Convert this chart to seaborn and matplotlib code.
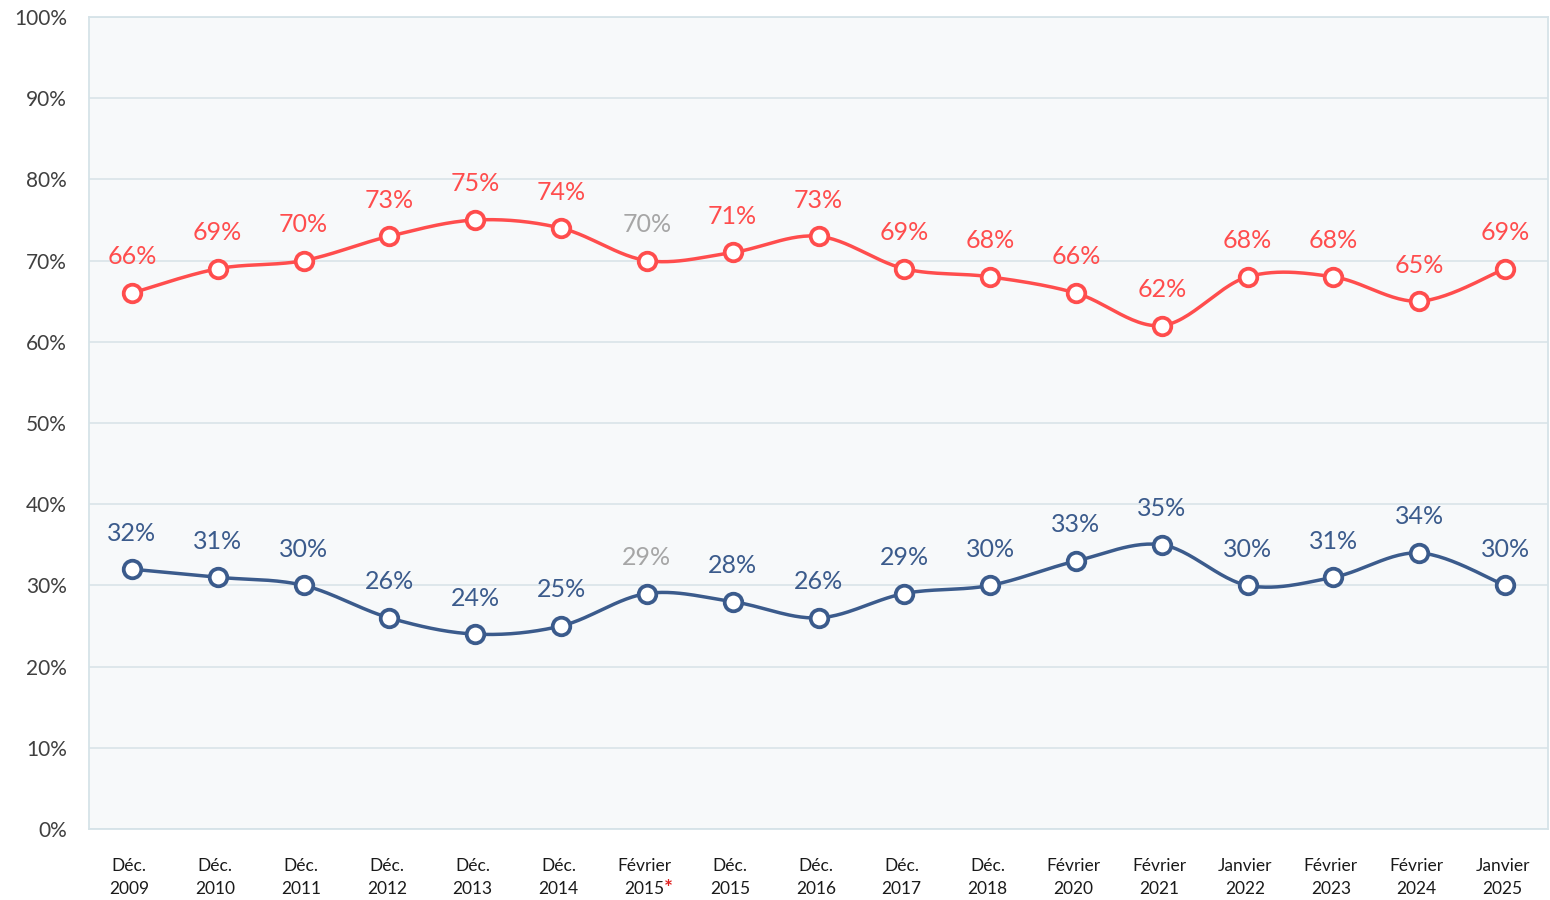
import numpy as np
import pandas as pd
import matplotlib
matplotlib.use("Agg")
import matplotlib.pyplot as plt
import seaborn as sns

categories = ["Déc.\n2009", "Déc.\n2010", "Déc.\n2011", "Déc.\n2012", "Déc.\n2013", "Déc.\n2014",
              "Février\n2015", "Déc.\n2015", "Déc.\n2016", "Déc.\n2017", "Déc.\n2018",
              "Février\n2020", "Février\n2021", "Janvier\n2022", "Février\n2023", "Février\n2024",
              "Janvier\n2025"]
red_values = [66, 69, 70, 73, 75, 74, 70, 71, 73, 69, 68, 66, 62, 68, 68, 65, 69]
blue_values = [32, 31, 30, 26, 24, 25, 29, 28, 26, 29, 30, 33, 35, 30, 31, 34, 30]
gray_index = 6

RED = "#FF4D4D"
BLUE = "#3B5B8C"
GRAY = "#A6A6A6"

sns.set_theme(style="white")
plt.rcParams["font.family"] = ["Lato", "DejaVu Sans"]

fig = plt.figure(figsize=(15.5, 9), dpi=100)
ax = fig.add_axes([89/1550, 1-829/900, (1548-89)/1550, (829-17)/900])
ax.set_facecolor("#F7F9FA")


def smooth(xs, ys, n=30):
    # Catmull-Rom style smoothing (Excel-like) between the data points
    xs = np.asarray(xs, float); ys = np.asarray(ys, float)
    px = np.concatenate([[xs[0]], xs, [xs[-1]]])
    py = np.concatenate([[ys[0]], ys, [ys[-1]]])
    ox, oy = [], []
    for i in range(1, len(px) - 2):
        p0 = np.array([px[i-1], py[i-1]]); p1 = np.array([px[i], py[i]])
        p2 = np.array([px[i+1], py[i+1]]); p3 = np.array([px[i+2], py[i+2]])
        c1 = p1 + (p2 - p0) / 6
        c2 = p2 - (p3 - p1) / 6
        t = np.linspace(0, 1, n)[:, None]
        b = (1-t)**3*p1 + 3*(1-t)**2*t*c1 + 3*(1-t)*t**2*c2 + t**3*p2
        ox.extend(b[:, 0]); oy.extend(b[:, 1])
    return np.array(ox), np.array(oy)

x = np.arange(len(categories))
for vals, col in [(red_values, RED), (blue_values, BLUE)]:
    sx, sy = smooth(x, vals)
    sns.lineplot(x=sx, y=sy, ax=ax, color=col, linewidth=2.5, sort=False, estimator=None, zorder=3)
    sns.scatterplot(x=x, y=vals, ax=ax, s=160, color="white", edgecolor=col, linewidth=2.7, zorder=4)
    for i, v in enumerate(vals):
        c = GRAY if i == gray_index else col
        ax.annotate(f"{v}%", (i, v), xytext=(0, 26), textcoords="offset points",
                    ha="center", va="center", fontsize=18, color=c)

ax.set_xlim(-0.5, len(categories) - 0.5)
ax.set_ylim(0, 100)
ax.set_yticks(range(0, 101, 10))
ax.set_yticklabels([f"{v}%" for v in range(0, 101, 10)], fontsize=15, color="#404040")
ax.set_xticks(x)
ax.set_xticklabels([])
ax.tick_params(axis="both", length=0)
ax.tick_params(axis="y", pad=16)
ax.grid(axis="y", color="#DCE6EA", linewidth=1.3)
ax.set_axisbelow(True)
for s in ax.spines.values():
    s.set_color("#D6E3E8")
    s.set_linewidth(1.3)

for i, lab in enumerate(categories):
    top, bottom = lab.split("\n")
    xpos = i - 0.03
    ax.text(xpos, -4.55, top, ha="center", va="center", fontsize=12.5, color="#1A1A1A",
            clip_on=False)
    if i == gray_index:
        t = ax.annotate(bottom, (xpos, -7.4), ha="center", va="center", fontsize=12.5,
                        color="#1A1A1A", annotation_clip=False)
        ax.annotate("*", xy=(1, 0.5), xycoords=t, xytext=(0, 0), textcoords="offset points",
                    ha="left", va="center", fontsize=15, color="#E02020", fontweight="bold",
                    annotation_clip=False)
    else:
        ax.text(xpos, -7.4, bottom, ha="center", va="center", fontsize=12.5, color="#1A1A1A",
                clip_on=False)
ax.set_xlabel("")
ax.set_ylabel("")

fig.savefig("out.png", dpi=100)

● ● ● ● ●

*GOAL:* Transcribe the whole listing exactly. Pictures are excluded.

*SOLUTION FOR THIS TASK:*
Convert this chart to seaborn and matplotlib code.
import numpy as np
import pandas as pd
import matplotlib
matplotlib.use("Agg")
import matplotlib.pyplot as plt
import seaborn as sns

categories = ["Déc.\n2009", "Déc.\n2010", "Déc.\n2011", "Déc.\n2012", "Déc.\n2013", "Déc.\n2014",
              "Février\n2015", "Déc.\n2015", "Déc.\n2016", "Déc.\n2017", "Déc.\n2018",
              "Février\n2020", "Février\n2021", "Janvier\n2022", "Février\n2023", "Février\n2024",
              "Janvier\n2025"]
red_values = [66, 69, 70, 73, 75, 74, 70, 71, 73, 69, 68, 66, 62, 68, 68, 65, 69]
blue_values = [32, 31, 30, 26, 24, 25, 29, 28, 26, 29, 30, 33, 35, 30, 31, 34, 30]
gray_index = 6

RED = "#FF4D4D"
BLUE = "#3B5B8C"
GRAY = "#A6A6A6"

sns.set_theme(style="white")
plt.rcParams["font.family"] = ["Lato", "DejaVu Sans"]

fig = plt.figure(figsize=(15.5, 9), dpi=100)
ax = fig.add_axes([89/1550, 1-829/900, (1548-89)/1550, (829-17)/900])
ax.set_facecolor("#F7F9FA")


def smooth(xs, ys, n=30):
    # Catmull-Rom style smoothing (Excel-like) between the data points
    xs = np.asarray(xs, float); ys = np.asarray(ys, float)
    px = np.concatenate([[xs[0]], xs, [xs[-1]]])
    py = np.concatenate([[ys[0]], ys, [ys[-1]]])
    ox, oy = [], []
    for i in range(1, len(px) - 2):
        p0 = np.array([px[i-1], py[i-1]]); p1 = np.array([px[i], py[i]])
        p2 = np.array([px[i+1], py[i+1]]); p3 = np.array([px[i+2], py[i+2]])
        c1 = p1 + (p2 - p0) / 6
        c2 = p2 - (p3 - p1) / 6
        t = np.linspace(0, 1, n)[:, None]
        b = (1-t)**3*p1 + 3*(1-t)**2*t*c1 + 3*(1-t)*t**2*c2 + t**3*p2
        ox.extend(b[:, 0]); oy.extend(b[:, 1])
    return np.array(ox), np.array(oy)

x = np.arange(len(categories))
for vals, col in [(red_values, RED), (blue_values, BLUE)]:
    sx, sy = smooth(x, vals)
    sns.lineplot(x=sx, y=sy, ax=ax, color=col, linewidth=2.5, sort=False, estimator=None, zorder=3)
    sns.scatterplot(x=x, y=vals, ax=ax, s=160, color="white", edgecolor=col, linewidth=2.7, zorder=4)
    for i, v in enumerate(vals):
        c = GRAY if i == gray_index else col
        ax.annotate(f"{v}%", (i, v), xytext=(0, 26), textcoords="offset points",
                    ha="center", va="center", fontsize=18, color=c)

ax.set_xlim(-0.5, len(categories) - 0.5)
ax.set_ylim(0, 100)
ax.set_yticks(range(0, 101, 10))
ax.set_yticklabels([f"{v}%" for v in range(0, 101, 10)], fontsize=15, color="#404040")
ax.set_xticks(x)
ax.set_xticklabels([])
ax.tick_params(axis="both", length=0)
ax.tick_params(axis="y", pad=16)
ax.grid(axis="y", color="#DCE6EA", linewidth=1.3)
ax.set_axisbelow(True)
for s in ax.spines.values():
    s.set_color("#D6E3E8")
    s.set_linewidth(1.3)

for i, lab in enumerate(categories):
    top, bottom = lab.split("\n")
    xpos = i - 0.03
    ax.text(xpos, -4.55, top, ha="center", va="center", fontsize=12.5, color="#1A1A1A",
            clip_on=False)
    if i == gray_index:
        t = ax.annotate(bottom, (xpos, -7.4), ha="center", va="center", fontsize=12.5,
                        color="#1A1A1A", annotation_clip=False)
        ax.annotate("*", xy=(1, 0.5), xycoords=t, xytext=(0, 0), textcoords="offset points",
                    ha="left", va="center", fontsize=15, color="#E02020", fontweight="bold",
                    annotation_clip=False)
    else:
        ax.text(xpos, -7.4, bottom, ha="center", va="center", fontsize=12.5, color="#1A1A1A",
                clip_on=False)
ax.set_xlabel("")
ax.set_ylabel("")

fig.savefig("out.png", dpi=100)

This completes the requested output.